Patients with early-stage breast cancer and those who are diagnosed with locally advanced breast cancer are often treated with a combination of pre-operative therapy, surgical removal of the tumor, and post-operative therapy. However, many patients are over-treated because the field has lacked effective biomarkers that can detect minimal residual disease, which refers to the very small number of cancer cells that might remain in the body during or after phases of cancer treatment. Detecting residual disease requires highly sensitive laboratory methods, and Division of Surgical Oncology Associate Professor Dr. Muhammed Murtaza recently developed a new test called Structural Variant Enrichment and Normalization, or SVEN, to improve its detection. Now, with a new three-year, $1 million Cooperative Award (UH3) from the National Cancer Institute, Murtaza and his team will be validating SVEN in a large sample of patients with breast cancer.
“Our goal is to be able to tailor treatment plans to meet the needs of the individual patient at each step of their treatment,” explained Murtaza. “For example, if we can confidently rule out any indication of residual cancer after surgical removal of a tumor, then that patient could be spared post-operative chemotherapy and/or radiation without compromising their long-term outcomes. Similarly, if there is no evidence of residual tumor after pre-surgical therapy, it may become safe to omit surgery or limit its scope.

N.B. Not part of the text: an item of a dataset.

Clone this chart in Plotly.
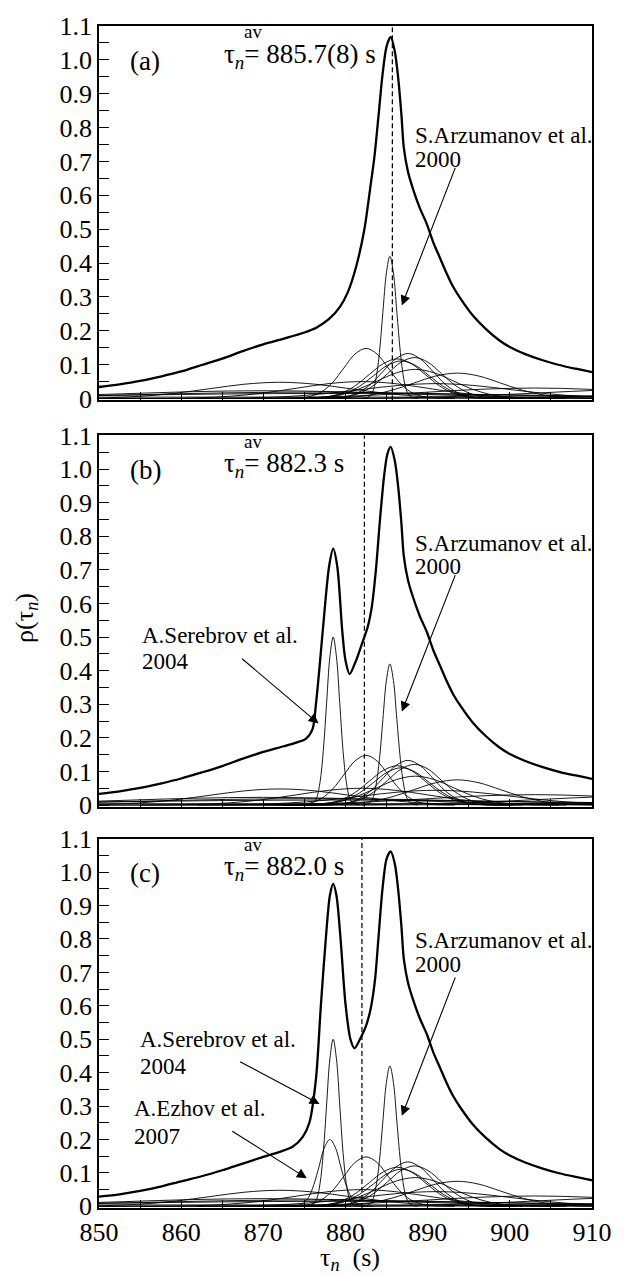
import plotly.graph_objects as go

# ---------------- data ----------------
x_tickvals = [850, 855, 860, 865, 870, 875, 880, 885, 890, 895, 900, 905, 910]
x_ticktext = ["850", "", "860", "", "870", "", "880", "", "890", "", "900", "", "910"]
y_tickvals = [0, 0.05, 0.1, 0.15, 0.2, 0.25, 0.3, 0.35, 0.4, 0.45, 0.5, 0.55,
              0.6, 0.65, 0.7, 0.75, 0.8, 0.85, 0.9, 0.95, 1.0, 1.05, 1.1]
y_ticktext = ["0", "", "0.1", "", "0.2", "", "0.3", "", "0.4", "", "0.5", "",
              "0.6", "", "0.7", "", "0.8", "", "0.9", "", "1.0", "", "1.1"]

panel_labels = ["(a)", "(b)", "(c)"]
tau_av = [885.7, 882.3, 882.0]
tau_av_text = ["885.7(8) s", "882.3 s", "882.0 s"]

# thick (summed) curves
sum_right_x = [886.0, 886.4, 886.8, 887.1, 887.6, 888.2, 889.0, 889.9, 890.7, 891.5, 892.3,
               893.1, 894.0, 895.5, 897.0, 898.7, 900.0, 901.8, 904.0, 906.0, 908.0, 910.0]
sum_right_y = [1.025, 0.95, 0.84, 0.74, 0.67, 0.62, 0.565, 0.515, 0.46, 0.415, 0.37,
               0.33, 0.295, 0.245, 0.207, 0.172, 0.152, 0.132, 0.113, 0.099, 0.088, 0.078]

sum_a_x = [850, 852.5, 855, 857.5, 860, 862.5, 865, 867.5, 870, 872.5, 875, 876.5, 878,
           879.3, 880.3, 881.3, 882.3, 883.0, 883.5, 884.0, 884.5, 885.0, 885.5]
sum_a_y = [0.034, 0.042, 0.052, 0.065, 0.080, 0.099, 0.118, 0.140, 0.160, 0.177, 0.195, 0.210, 0.235,
           0.270, 0.315, 0.390, 0.500, 0.620, 0.710, 0.830, 0.955, 1.040, 1.068]

sum_b_x = [850, 852.5, 855, 857.5, 860, 862.5, 865, 867.5, 870, 872.5, 874, 875.2, 876.0, 876.4,
           876.8, 877.4, 878.0, 878.5, 879.0, 879.6, 880.0, 880.5, 881.2, 882.0, 882.7, 883.2,
           883.7, 884.2, 884.7, 885.1, 885.5]
sum_b_y = [0.033, 0.041, 0.051, 0.064, 0.079, 0.097, 0.116, 0.138, 0.158, 0.175, 0.186, 0.198, 0.227, 0.30,
           0.40, 0.565, 0.71, 0.763, 0.71, 0.52, 0.43, 0.39, 0.425, 0.48, 0.53, 0.59,
           0.70, 0.85, 0.98, 1.045, 1.066]

sum_c_x = [850, 852.5, 855, 857.5, 860, 862.5, 865, 867.5, 870, 872, 873.6, 874.8, 875.6, 876.4,
           877.0, 877.6, 878.1, 878.5, 878.9, 879.4, 880.0, 880.6, 881.1, 881.9, 882.5, 883.1,
           883.6, 884.0, 884.5, 885.0, 885.5]
sum_c_y = [0.029, 0.036, 0.046, 0.059, 0.075, 0.090, 0.108, 0.128, 0.148, 0.163, 0.179, 0.208, 0.25, 0.38,
           0.60, 0.80, 0.93, 0.965, 0.93, 0.80, 0.605, 0.50, 0.473, 0.507, 0.54, 0.596,
           0.68, 0.80, 0.949, 1.04, 1.062]

# thin curves: individual measurements
arz_x = [882.0, 882.85, 883.28, 883.7, 884.13, 884.55, 884.98, 885.4, 885.83, 886.25, 886.68, 887.1, 887.53, 887.95, 888.8]
arz_y = [0.0, 0.005, 0.018, 0.057, 0.136, 0.255, 0.371, 0.42, 0.371, 0.255, 0.136, 0.057, 0.018, 0.005, 0.0]
ser_x = [875.3, 876.1, 876.5, 876.9, 877.3, 877.7, 878.1, 878.5, 878.9, 879.3, 879.7, 880.1, 880.5, 880.9, 881.7]
ser_y = [0.0, 0.006, 0.022, 0.068, 0.162, 0.303, 0.441, 0.5, 0.441, 0.303, 0.162, 0.068, 0.022, 0.006, 0.0]
ezh_x = [872.9, 874.2, 874.85, 875.5, 876.15, 876.8, 877.45, 878.1, 878.75, 879.4, 880.05, 880.7, 881.35, 882.0, 883.3]
ezh_y = [0.0, 0.002, 0.009, 0.027, 0.065, 0.121, 0.177, 0.2, 0.177, 0.121, 0.065, 0.027, 0.009, 0.002, 0.0]
m93_x = [871.7, 874.4, 875.75, 877.1, 878.45, 879.8, 881.15, 882.5, 883.85, 885.2, 886.55, 887.9, 889.25, 890.6, 893.3]
m93_y = [0.0, 0.0016, 0.0065, 0.020, 0.048, 0.090, 0.131, 0.148, 0.131, 0.090, 0.048, 0.020, 0.0065, 0.0016, 0.0]
m89_x = [875.6, 878.6, 880.1, 881.6, 883.1, 884.6, 886.1, 887.6, 889.1, 890.6, 892.1, 893.6, 895.1, 896.6, 899.6]
m89_y = [0.0, 0.0015, 0.0058, 0.018, 0.043, 0.081, 0.117, 0.133, 0.117, 0.081, 0.043, 0.018, 0.0058, 0.0015, 0.0]
nes_x = [875.2, 878.5, 880.15, 881.8, 883.45, 885.1, 886.75, 888.4, 890.05, 891.7, 893.35, 895.0, 896.65, 898.3, 901.6]
nes_y = [0.0, 0.0013, 0.0053, 0.0164, 0.039, 0.073, 0.107, 0.121, 0.107, 0.073, 0.039, 0.0164, 0.0053, 0.0013, 0.0]
nico_x = [872.7, 876.1, 877.8, 879.5, 881.2, 882.9, 884.6, 886.3, 888.0, 889.7, 891.4, 893.1, 894.8, 896.5, 899.9]
nico_y = [0.0, 0.0013, 0.0051, 0.0158, 0.038, 0.071, 0.103, 0.117, 0.103, 0.071, 0.038, 0.0158, 0.0051, 0.0013, 0.0]
dew_x = [873.2, 876.6, 878.3, 880.0, 881.7, 883.4, 885.1, 886.8, 888.5, 890.2, 891.9, 893.6, 895.3, 897.0, 900.4]
dew_y = [0.0, 0.0012, 0.005, 0.015, 0.036, 0.067, 0.098, 0.111, 0.098, 0.067, 0.036, 0.015, 0.005, 0.0012, 0.0]
b96_x = [870.1, 874.7, 877.0, 879.3, 881.6, 883.9, 886.2, 888.5, 890.8, 893.1, 895.4, 897.7, 900.0, 902.3, 906.9]
b96_y = [0.0, 0.001, 0.0038, 0.0116, 0.0279, 0.0522, 0.0759, 0.086, 0.0759, 0.0522, 0.0279, 0.0116, 0.0038, 0.001, 0.0]
b90_x = [872.4, 877.7, 880.35, 883.0, 885.65, 888.3, 890.95, 893.6, 896.25, 898.9, 901.55, 904.2, 906.85, 909.5, 914.8]
b90_y = [0.0, 0.0008, 0.0033, 0.0101, 0.0244, 0.0455, 0.0662, 0.075, 0.0662, 0.0455, 0.0244, 0.0101, 0.0033, 0.0008, 0.0]
spv_x = [855, 864, 868.5, 873, 877.5, 882, 886.5, 891, 895.5, 900, 904.5, 909, 913.5, 918, 927]
spv_y = [0.0, 0.0005, 0.0019, 0.006, 0.0143, 0.0267, 0.0388, 0.044, 0.0388, 0.0267, 0.0143, 0.006, 0.0019, 0.0005, 0.0]
pau_x = [838, 846.5, 850.75, 855, 859.25, 863.5, 867.75, 872, 876.25, 880.5, 884.75, 889, 893.25, 897.5, 906]
pau_y = [0.0, 0.0005, 0.0021, 0.0065, 0.0156, 0.0291, 0.0424, 0.048, 0.0424, 0.0291, 0.0156, 0.0065, 0.0021, 0.0005, 0.0]
bon_x = [850, 858, 862, 866, 870, 874, 878, 882, 886, 890, 894, 898, 902, 906, 914]
bon_y = [0.0, 0.0006, 0.0022, 0.0068, 0.0162, 0.0303, 0.0441, 0.05, 0.0441, 0.0303, 0.0162, 0.0068, 0.0022, 0.0006, 0.0]
last_x = [834, 844.5, 855, 865.5, 876, 886.5, 897, 907.5, 918]
last_y = [0.0026, 0.0062, 0.0115, 0.0168, 0.019, 0.0168, 0.0115, 0.0062, 0.0026]
kos_x = [824, 837.5, 851, 864.5, 878, 891.5, 905, 918.5, 932]
kos_y = [0.002, 0.0049, 0.0091, 0.0132, 0.015, 0.0132, 0.0091, 0.0049, 0.002]
arn_x = [836, 844.5, 853, 861.5, 870, 878.5, 887, 895.5, 904, 912.5]
arn_y = [0.0031, 0.0075, 0.014, 0.0203, 0.023, 0.0203, 0.014, 0.0075, 0.0031, 0.001]
kv86_x = [851, 857.5, 864, 870.5, 877, 883.5, 890, 896.5, 903, 909.5, 916]
kv86_y = [0.0, 0.0001, 0.0003, 0.0014, 0.0042, 0.0101, 0.0188, 0.0274, 0.031, 0.0274, 0.0188]
chr_x = [862, 869, 876, 883, 890, 897, 904, 911, 918]
chr_y = [0.0, 0.0001, 0.0003, 0.0012, 0.0038, 0.0091, 0.017, 0.0247, 0.028]
b80_x = [865, 874, 883, 892, 901, 910, 919]
b80_y = [0.0, 0.00005, 0.0002, 0.001, 0.003, 0.0071, 0.0133]
kv80_x = [840, 875, 910]
kv80_y = [0.0039, 0.0042, 0.0039]

common_thin = [(arz_x, arz_y), (m93_x, m93_y), (m89_x, m89_y), (nes_x, nes_y), (nico_x, nico_y),
               (dew_x, dew_y), (b96_x, b96_y), (b90_x, b90_y), (spv_x, spv_y), (pau_x, pau_y),
               (bon_x, bon_y), (last_x, last_y), (kos_x, kos_y), (arn_x, arn_y), (kv86_x, kv86_y),
               (chr_x, chr_y), (b80_x, b80_y), (kv80_x, kv80_y)]
panel_thin = [common_thin,
              common_thin + [(ser_x, ser_y)],
              common_thin + [(ser_x, ser_y), (ezh_x, ezh_y)]]
panel_sum = [(sum_a_x + sum_right_x, sum_a_y + sum_right_y),
             (sum_b_x + sum_right_x, sum_b_y + sum_right_y),
             (sum_c_x + sum_right_x, sum_c_y + sum_right_y)]

# ---------------- layout helpers (pixel geometry) ----------------
W, H = 624, 1275
ML, MR, MT, MB = 99, 22, 15, 67
PW, PH = W - ML - MR, H - MT - MB


def fx(px):
    return (px - ML) / PW


def fy(py):
    return (H - MB - py) / PH


panel_px = [(15, 392.7), (428.3, 803.0), (835.3, 1208)]
FONT = "Liberation Serif"

fig = go.Figure()
for i in range(3):
    xa = "x" if i == 0 else f"x{i+1}"
    ya = "y" if i == 0 else f"y{i+1}"
    for tx, ty in panel_thin[i]:
        fig.add_trace(go.Scatter(x=tx, y=ty, mode="lines", xaxis=xa, yaxis=ya,
                                 line=dict(color="black", width=0.9, shape="spline", smoothing=1.0),
                                 showlegend=False, hoverinfo="skip"))
    sx, sy = panel_sum[i]
    fig.add_trace(go.Scatter(x=sx, y=sy, mode="lines", xaxis=xa, yaxis=ya,
                             line=dict(color="black", width=2.3, shape="spline", smoothing=0.8),
                             showlegend=False, hoverinfo="skip"))
    fig.add_shape(type="line", xref=xa, yref=f"{ya} domain", x0=tau_av[i], x1=tau_av[i],
                  y0=0, y1=1, line=dict(color="black", width=1.2, dash="5px,3px"))

tickfont = dict(family=FONT, size=26, color="black")
layout = dict(width=W, height=H, margin=dict(l=ML, r=MR, t=MT, b=MB),
              paper_bgcolor="white", plot_bgcolor="white", showlegend=False,
              font=dict(family=FONT, color="black"))
for i in range(3):
    top, bot = panel_px[i]
    xk = "xaxis" if i == 0 else f"xaxis{i+1}"
    yk = "yaxis" if i == 0 else f"yaxis{i+1}"
    ya = "y" if i == 0 else f"y{i+1}"
    xa = "x" if i == 0 else f"x{i+1}"
    layout[xk] = dict(domain=[0, 1], anchor=ya, range=[850, 910], tickmode="array",
                      tickvals=x_tickvals, ticktext=x_ticktext, showticklabels=(i == 2),
                      ticks="inside", ticklen=8, tickwidth=1, tickcolor="black",
                      showline=True, mirror=True, linewidth=1.6, linecolor="black",
                      showgrid=False, zeroline=False, tickfont=tickfont)
    layout[yk] = dict(domain=[fy(bot), fy(top)], anchor=xa, range=[-0.005, 1.1], tickmode="array",
                      tickvals=y_tickvals, ticktext=y_ticktext,
                      ticks="inside", ticklen=10, tickwidth=1, tickcolor="black",
                      showline=True, mirror=True, linewidth=1.6, linecolor="black",
                      showgrid=False, zeroline=False, tickfont=tickfont)
fig.update_layout(**layout)

ann = []


def text(px, py, s, size, xanchor="left"):
    ann.append(dict(x=fx(px), y=fy(py), xref="paper", yref="paper", text=s, showarrow=False,
                    xanchor=xanchor, yanchor="middle", font=dict(family=FONT, size=size, color="black")))


def arrow(tail, head):
    ann.append(dict(x=fx(head[0]), y=fy(head[1]), xref="paper", yref="paper", text="",
                    showarrow=True, ax=tail[0] - head[0], ay=tail[1] - head[1],
                    arrowhead=2, arrowsize=1.8, arrowwidth=1.1, arrowcolor="black", standoff=0))


for i in range(3):
    off = panel_px[i][0] - 15
    text(146, 50 + off, panel_labels[i], 27, xanchor="center")
    text(224, 45 + off, "τ<sub><i>n</i></sub>= " + tau_av_text[i], 27)
    text(245, 21 + off, "av", 19)

# Arzumanov labels
for off, (tail, head) in zip([0, 411, 812],
                             [((462, 158), (408, 297)), ((462, 569), (408, 707)), ((462, 975), (408, 1115))]):
    text(419, 126 + off, "S.Arzumanov et al.", 23)
    text(419, 150 + off, "2000", 23)
    arrow(tail, head)

# Serebrov (b)
text(141, 630, "A.Serebrov et al.", 23)
text(141, 656, "2004", 23)
arrow((245, 653), (323, 719))
# Serebrov (c)
text(139, 1038, "A.Serebrov et al.", 23)
text(139, 1065, "2004", 23)
arrow((243, 1060), (324, 1103))
# Ezhov (c)
text(133, 1108, "A.Ezhov et al.", 23)
text(133, 1136, "2007", 23)
arrow((235, 1130), (311, 1178))

# axis titles
ann.append(dict(x=fx(25), y=fy(612), xref="paper", yref="paper", text="ρ(τ<sub><i>n</i></sub>)",
                showarrow=False, textangle=-90, xanchor="center", yanchor="middle",
                font=dict(family=FONT, size=26, color="black")))
text(355, 1259, "τ<sub><i>n</i></sub>\u00a0\u00a0(s)", 26, xanchor="center")

fig.update_layout(annotations=ann)
fig.write_html("out.html")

To provide each patient with just the right extent of treatment while preserving and improving outcomes, clinicians require tests that can accurately detect residual disease.”
SVEN uses a novel approach to detect circulating tumor DNA (ctDNA), which is genetic material from a tumor that is present in the bloodstream and which serves as a biomarker for residual disease. When a patient is treated for cancer, the amount of ctDNA can drop to low enough levels that current tests fail to identify it. Thus, when Murtaza’s team developed SVEN, they knew it had to be sensitive enough to detect even very low levels of cancer DNA. It also had to be able to distinguish between DNA from cancer cells and DNA from normal cells. To address this, SVEN first identifies DNA alterations that are unique to each patient’s cancer. Once this test is designed for each patient, blood samples can then be collected and tested to find any evidence of these unique alterations over the course of the patient’s treatment.
“To mimic what we might find in blood samples from cancer patients, we tested accuracy of SVEN using DNA from cell lines and prepared mixtures with trace amounts of cancer DNA. In these experiments, our results suggest that SVEN can accurately predict if a sample is free of cancer DNA,” said Murtaza. In addition, the team found that SVEN was able to detect cancer DNA even when it was present in trace amounts against a large background of DNA from normal cells.
Working with collaborators at UW Health and the Mayo Clinic in Arizona, the research team will now be expanding testing of SVEN to confirm these preliminary findings in a much larger samples of patients. They plan to collect blood samples from over 200 patients with early and locally advanced breast cancer before they begin any treatment and as they progress through their treatment in order to test SVEN’s ability to detect changing ctDNA levels at various stages of treatment.
“Once we’ve validated the identified clinically relevant thresholds for changes in ctDNA levels and established the ctDNA threshold that is relevant for prognosis after surgery, we can then design a clinical trial to evaluate if treatment plans that are optimized based on changes in ctDNA levels can maintain or even improve patient outcomes,” said Murtaza.